Selon les experts, le retour au premier plan du dossier des exhumations est lié au contexte politique, tous les partis polonais, notamment l'opposition nationaliste, réclamant la reprise des fouilles.

«Ce n'est absolument pas un sujet qu'un gouvernement peut négliger, surtout avant les élections», explique à l'AFP Marcin Zaborowski, politologue du groupe de réflexion Globsec.

Les Polonais éliront l'an prochain leur président qui remplacera le conservateur Andrzej Duda, proche de l'ancien pouvoir nationaliste-populiste.

Au début octobre, l'Ukraine a décidé d'entrouvrir en 2025, provisoirement et uniquement dans des cas individuels, la porte aux exhumations. Si la Pologne a salué «un pas dans la bonne direction», le problème semble loin d'être réglé.

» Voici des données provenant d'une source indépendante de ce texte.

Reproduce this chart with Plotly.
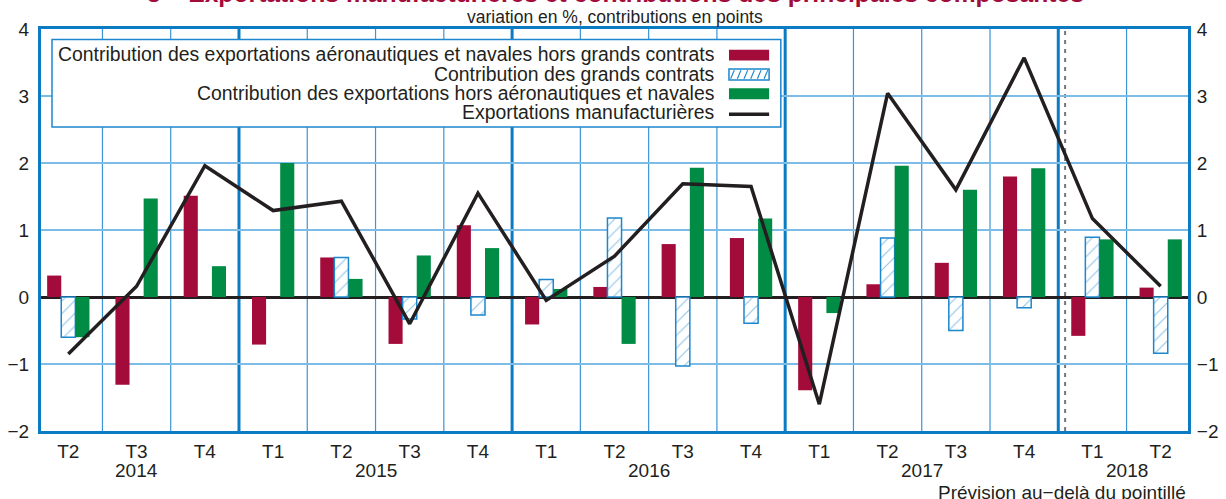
import plotly.graph_objects as go

# ---- data ----
quarters = ["T2", "T3", "T4", "T1", "T2", "T3", "T4", "T1", "T2", "T3", "T4",
            "T1", "T2", "T3", "T4", "T1", "T2"]
quarter_years = ["2014", "2014", "2014", "2015", "2015", "2015", "2015",
                 "2016", "2016", "2016", "2016", "2017", "2017", "2017", "2017",
                 "2018", "2018"]
aero_navales_hors_gc = [0.32, -1.31, 1.51, -0.71, 0.59, -0.70, 1.07, -0.41, 0.15,
                        0.79, 0.88, -1.39, 0.19, 0.51, 1.80, -0.58, 0.14]
grands_contrats = [-0.60, None, None, None, 0.59, -0.33, -0.27, 0.26, 1.18,
                   -1.03, -0.39, None, 0.88, -0.50, -0.16, 0.89, -0.84]
hors_aero_navales = [-0.60, 1.47, 0.46, 2.00, 0.27, 0.62, 0.73, 0.12, -0.70,
                     1.93, 1.17, -0.24, 1.96, 1.60, 1.92, 0.86, 0.86]
export_manuf = [-0.85, 0.16, 1.96, 1.29, 1.43, -0.40, 1.55, -0.05, 0.61, 1.69,
                1.65, -1.60, 3.04, 1.60, 3.57, 1.17, 0.16]
y_ticks = [-2, -1, 0, 1, 2, 3, 4]
forecast_start = 14.6

legend_labels = [
    "Contribution des exportations aéronautiques et navales hors grands contrats",
    "Contribution des grands contrats",
    "Contribution des exportations hors aéronautiques et navales",
    "Exportations manufacturières",
]

RED = "#A30B3A"
GREEN = "#008C45"
BLUE = "#1C87CD"
FRAME = "#0B7BC3"
GRID = "#7CBCE6"
BLACK = "#231F20"
FONT = "Liberation Sans"

x = list(range(len(quarters)))

fig = go.Figure()
fig.add_trace(go.Bar(x=x, y=aero_navales_hors_gc, marker=dict(color=RED, line=dict(width=0)),
                     name=legend_labels[0], showlegend=False))
fig.add_trace(go.Bar(x=x, y=grands_contrats,
                     marker=dict(color="white", line=dict(color=BLUE, width=1.5),
                                 pattern=dict(shape="/", fgcolor=BLUE, bgcolor="white",
                                              size=9, solidity=0.12)),
                     name=legend_labels[1], showlegend=False))
fig.add_trace(go.Bar(x=x, y=hors_aero_navales, marker=dict(color=GREEN, line=dict(width=0)),
                     name=legend_labels[2], showlegend=False))
fig.add_trace(go.Scatter(x=x, y=export_manuf, mode="lines",
                         line=dict(color=BLACK, width=3.5),
                         name=legend_labels[3], showlegend=False))
# invisible trace to carry the right-hand axis
fig.add_trace(go.Scatter(x=x, y=export_manuf, mode="lines", yaxis="y2",
                         line=dict(color="rgba(0,0,0,0)"), showlegend=False,
                         hoverinfo="skip"))

shapes = []
# vertical separators between quarters
for i, yr in enumerate(quarter_years[:-1]):
    year_break = quarter_years[i + 1] != yr
    shapes.append(dict(type="line", xref="x", yref="paper", x0=i + 0.5, x1=i + 0.5,
                       y0=0, y1=1, layer="below",
                       line=dict(color=FRAME if year_break else "#3C96D6",
                                 width=3 if year_break else 1.2)))
# forecast dashed line
shapes.append(dict(type="line", xref="x", yref="paper", x0=forecast_start, x1=forecast_start,
                   y0=0, y1=1, layer="below", line=dict(color="#777777", width=2, dash="4px,5px")))

# ---- manual legend (symbols on the right) ----
lx0, lx1, ly0, ly1 = 0.0096, 0.645, 0.756, 0.9739
shapes.append(dict(type="rect", xref="paper", yref="paper", x0=lx0, x1=lx1, y0=ly0, y1=ly1,
                   fillcolor="white", line=dict(color=BLUE, width=1.5), layer="above"))
row_y = [0.9373, 0.8881, 0.8396, 0.7923]
sw_y = [0.9350, 0.8869, 0.8390, 0.7878]
sx0, sx1 = 0.5998, 0.6348
sh = 0.0135
shapes.append(dict(type="rect", xref="paper", yref="paper", x0=sx0, x1=sx1,
                   y0=sw_y[0] - sh, y1=sw_y[0] + sh, fillcolor=RED, line=dict(width=0),
                   layer="above"))
shapes.append(dict(type="rect", xref="paper", yref="paper", x0=sx0, x1=sx1,
                   y0=sw_y[1] - sh, y1=sw_y[1] + sh, fillcolor="white",
                   line=dict(color=BLUE, width=1.5), layer="above"))
# hatch strokes for the grands contrats swatch
n_h = 6
hw = (sx1 - sx0) / n_h
for k in range(n_h):
    xa = sx0 + k * hw + hw * 0.25
    shapes.append(dict(type="line", xref="paper", yref="paper",
                       x0=xa, x1=xa + hw * 0.55,
                       y0=sw_y[1] - sh * 0.8, y1=sw_y[1] + sh * 0.8,
                       line=dict(color=BLUE, width=1.2), layer="above"))
shapes.append(dict(type="rect", xref="paper", yref="paper", x0=sx0, x1=sx1,
                   y0=sw_y[2] - sh, y1=sw_y[2] + sh, fillcolor=GREEN, line=dict(width=0),
                   layer="above"))
shapes.append(dict(type="line", xref="paper", yref="paper", x0=sx0, x1=sx1,
                   y0=sw_y[3], y1=sw_y[3], line=dict(color=BLACK, width=3.5), layer="above"))

annotations = []
for lab, ry in zip(legend_labels, row_y):
    annotations.append(dict(text=lab, xref="paper", yref="paper", x=0.5885, y=ry,
                            xanchor="right", yanchor="middle", showarrow=False,
                            font=dict(size=19.4, color=BLACK, family=FONT)))

# year labels centred under their quarters
seen = []
for yr in quarter_years:
    if yr not in seen:
        seen.append(yr)
for yr in seen:
    idx = [i for i, q in enumerate(quarter_years) if q == yr]
    annotations.append(dict(text=yr, xref="x", yref="paper", x=(idx[0] + idx[-1]) / 2,
                            y=-0.0995, xanchor="center", yanchor="middle", showarrow=False,
                            font=dict(size=19, color=BLACK, family=FONT)))

annotations.append(dict(text="Prévision au−delà du pointillé", xref="paper", yref="paper",
                        x=1.0, y=-0.154, xanchor="right", yanchor="middle", showarrow=False,
                        font=dict(size=19, color=BLACK, family=FONT)))
annotations.append(dict(text="variation en %, contributions en points", xref="paper",
                        yref="paper", x=0.5, y=1.0299, xanchor="center", yanchor="middle",
                        showarrow=False, font=dict(size=17.5, color=BLACK, family=FONT)))
annotations.append(dict(text="<b>5 – Exportations manufacturières et contributions des principales composantes</b>",
                        xref="paper", yref="paper", x=0.5009, y=1.0871, xanchor="center",
                        yanchor="middle", showarrow=False,
                        font=dict(size=24.7, color=RED, family=FONT)))

fig.update_layout(
    width=1226, height=499,
    margin=dict(l=41, r=38, t=29, b=68, autoexpand=False),
    paper_bgcolor="white", plot_bgcolor="white",
    barmode="group", bargap=0.38, bargroupgap=0,
    font=dict(family=FONT, size=19, color=BLACK),
    shapes=shapes, annotations=annotations,
    xaxis=dict(range=[-0.4, len(quarters) - 0.6], tickmode="array", tickvals=x,
               ticktext=quarters, showgrid=False, zeroline=False, automargin=False,
               showline=True, mirror=True, linecolor=FRAME, linewidth=3,
               ticks="outside", ticklen=1, tickcolor="rgba(0,0,0,0)",
               tickfont=dict(size=19, color=BLACK, family=FONT)),
    yaxis=dict(range=[-2, 4], tickmode="array", tickvals=y_ticks,
               ticktext=[str(v).replace("-", "−") for v in y_ticks], automargin=False,
               showgrid=True, gridcolor=GRID, gridwidth=2,
               zeroline=True, zerolinecolor=BLACK, zerolinewidth=2.5,
               showline=True, mirror=True, linecolor=FRAME, linewidth=3,
               ticks="outside", ticklen=5, tickcolor="rgba(0,0,0,0)",
               tickfont=dict(size=19, color=BLACK, family=FONT)),
    yaxis2=dict(range=[-2, 4], overlaying="y", side="right", tickmode="array",
                tickvals=y_ticks, ticktext=[str(v).replace("-", "−") for v in y_ticks],
                showgrid=False, zeroline=False, showline=False, automargin=False,
                ticks="outside", ticklen=4, tickcolor="rgba(0,0,0,0)",
                tickfont=dict(size=19, color=BLACK, family=FONT)),
)

fig.write_html("out.html", config={"displayModeBar": False},
               post_script="document.body.style.margin='0';document.body.style.overflow='hidden';")
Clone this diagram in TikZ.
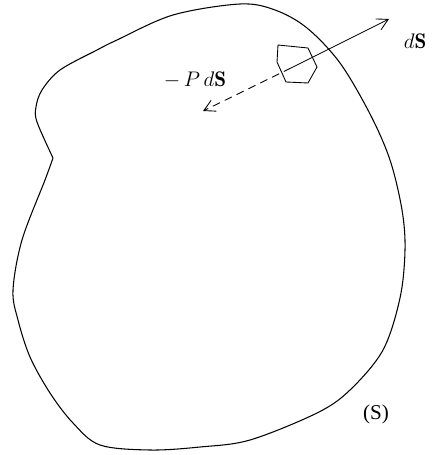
\documentclass[tikz,border=0pt]{standalone}
\usepackage{amsmath}
\usepackage{fontspec}
\newfontfamily\labelfont{Liberation Serif}
\usetikzlibrary{arrows.meta}

\begin{document}
\begin{tikzpicture}[x=0.02cm, y=-0.02cm, >={Straight Barb[length=2.2mm, width=2.4mm]},
    thinline/.style={line width=0.5pt}]
    \useasboundingbox (0,0) rectangle (434,455);
    % outline of the surface S
    \draw[line width=0.6pt] plot[smooth, tension=0.55] coordinates {
        (53,158) (37,122) (36,107) (42,90) (60,70) (97,50) (117,40) (173,15)
        (240,4) (275,10) (307,28) (340,63) (370,114) (390,160) (402,210)
        (405,250) (400,298) (383,350) (350,390) (317,413) (250,440) (200,447)
        (150,450) (100,445) (73,423) (50,393) (30,357) (18,320) (13,290)
        (22,240) (45,180) (53,158)};
    % small surface element
    \draw[thinline] (278,45) -- (308,48) -- (317,67) -- (308,83) -- (286,82) -- (277,62) -- cycle;
    \coordinate (c) at (291,68);
    \coordinate (n) at (389,19);
    \coordinate (f) at (203,111);
    \draw[thinline, ->] (c) -- (n);
    \draw[thinline, ->, dash pattern=on 4.5pt off 3pt] (c) -- (f);
    \node[font=\large] (ds) at (415,41) {$d\mathbf{S}$};
    \node[font=\large] (pds) at (195,80) {$-\,P\,d\mathbf{S}$};
    \node[font=\large\labelfont] (s) at (376,414) {(S)};
\end{tikzpicture}
\end{document}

Le Polonais Wojciech Przybylski de la fondation Res Publica constate la fin de la «période romantique» entre les deux pays et du soutien inconditionnel polonais à son voisin.

Pour Marcin Zaborowski, il s'agit de crises normales entre voisins, qui rappellent celles entre Varsovie et Berlin avant l'adhésion de la Pologne à l'UE. «La Pologne n'a eu avec aucun autre pays autant de conflits économiques et historiques qu'avec l'Allemagne, mais c'est Berlin qui a été le plus grand défenseur de l'adhésion de Varsovie à l'UE», relève-t-il.